Yesterday the South Central Farmers Community Garden was
raided and the farmers were forcibly evicted from their 14-acre plot of
land—land they have cultivated for the last fourteen years. I visited the farm
once and shared a blog with you about it. At five a.m. the
invasion began when the farm was surrounded by the LAPD and the LAFD. I heard
about it when I woke up at seven. I wondered why the eviction was being carried
out when it had been reported that individuals and foundations, to pay off the
developer, had raised the money, and supposedly Mayor Villaraigosa was now
supporting the farmers.
Years ago in Brooklyn, my sister and I met Kofi. I think he was a Rastafarian, although we never talked religion. We were twenty-three and, needless to say, a little lost. He put us on a coconut water fast. It was all very Dan Millman, and definitely worth the clarity and energy I experienced from giving my digestive system its first nap in a couple of decades. Kofi mentioned several times that after this fast we ought to try a dry fast. I moved from Brooklyn to Uptown and never did try that dry fast, but what I have thought about consistently since my visit to the farm was Kofi’s reasons for why we should try it. He had predicted that in the future, a day would come when there would be no food. He had touched my heart and my sister’s and then his own, and said “We will survive.”

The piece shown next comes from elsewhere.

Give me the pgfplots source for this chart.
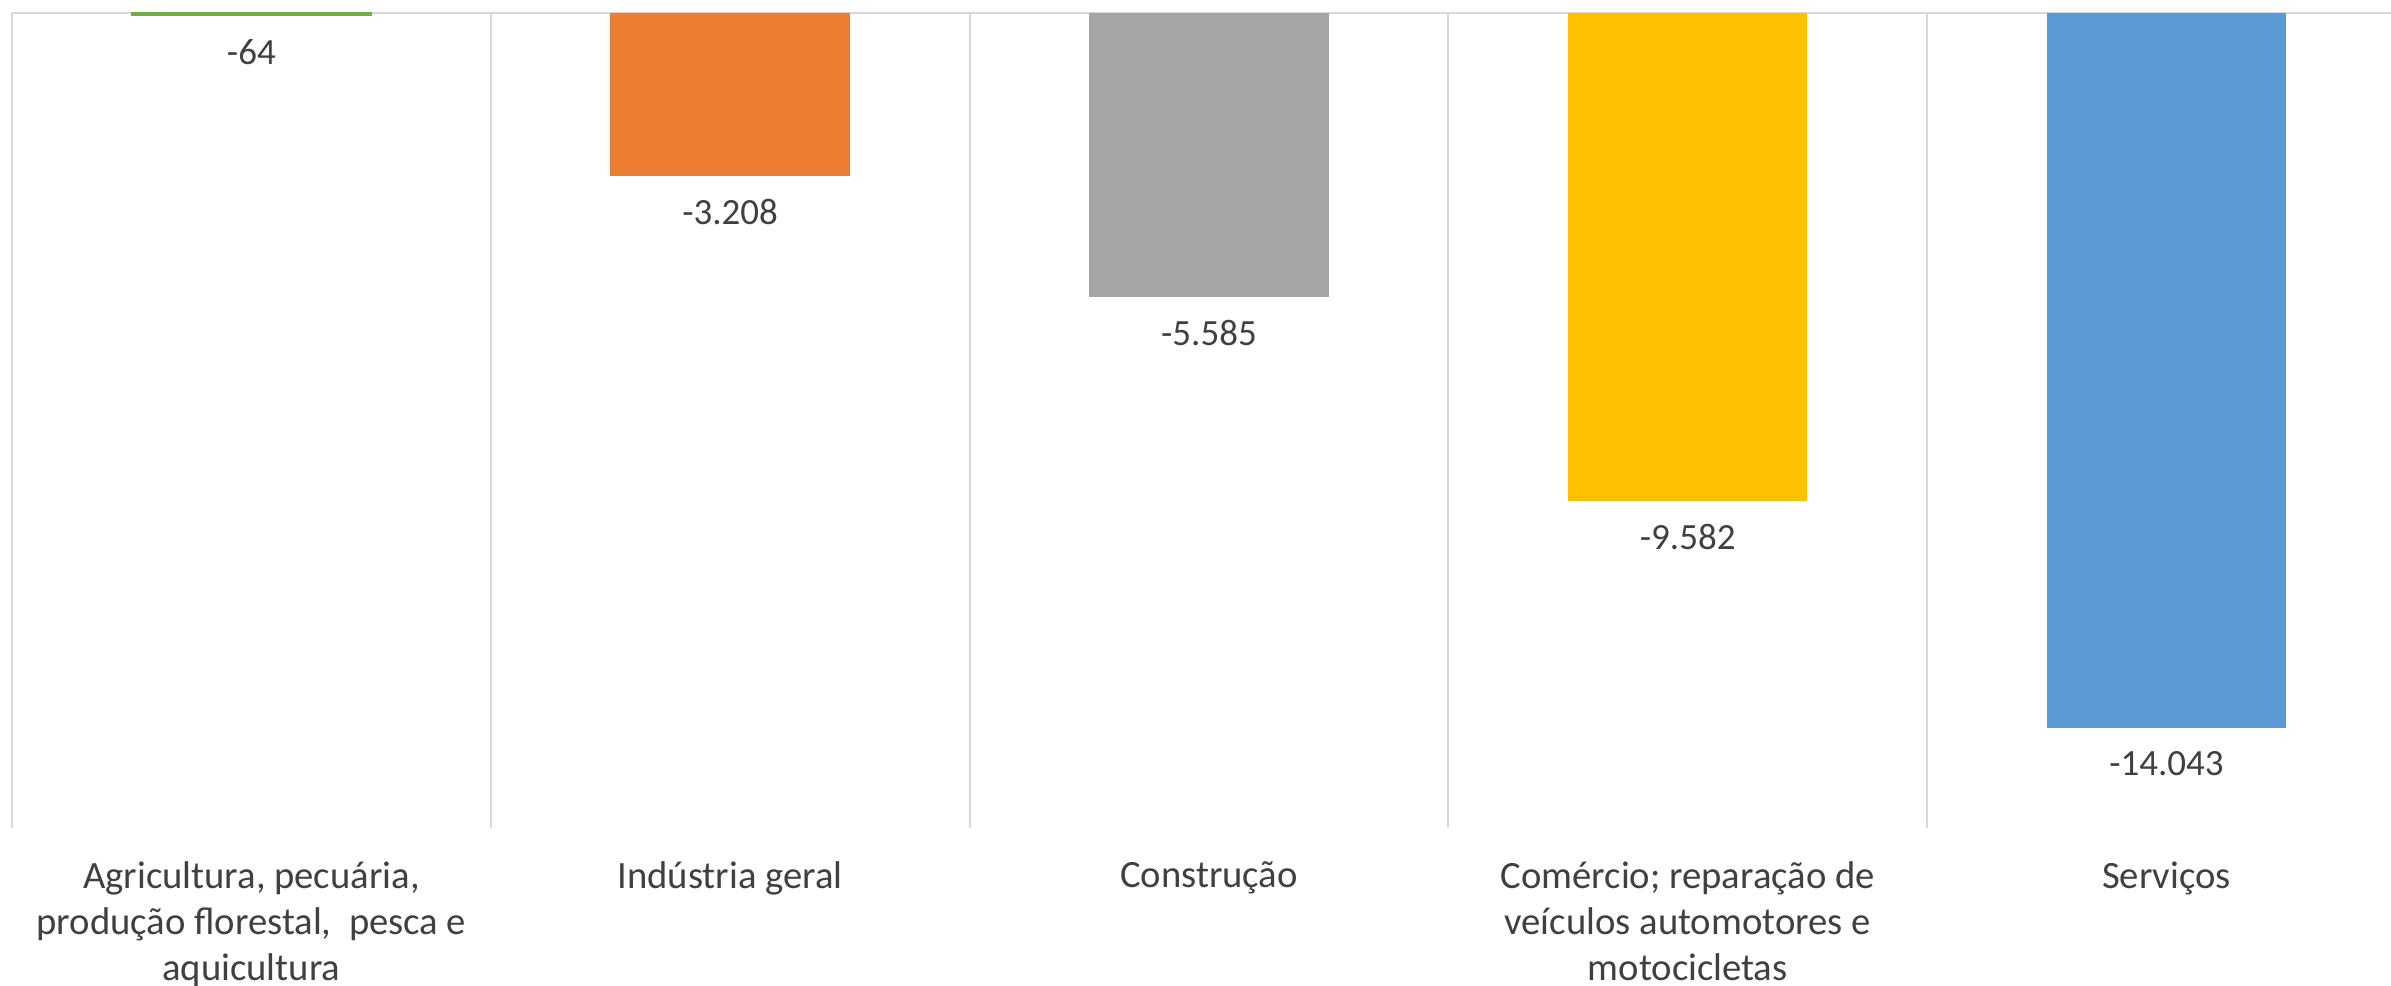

The day without food has arrived for the 350 families who have subsisted on the food they have grown at the farm. The fate of the crops and the trees will be decided today. As for the farmers, it remains unknown.
so tragic and ignored...the importance of open space and sustainability. what the LAPD unwittingly did was kill the american dream...to have something to call one's own, that sustains us, even if it is shared with 349 other families. simply deplorable.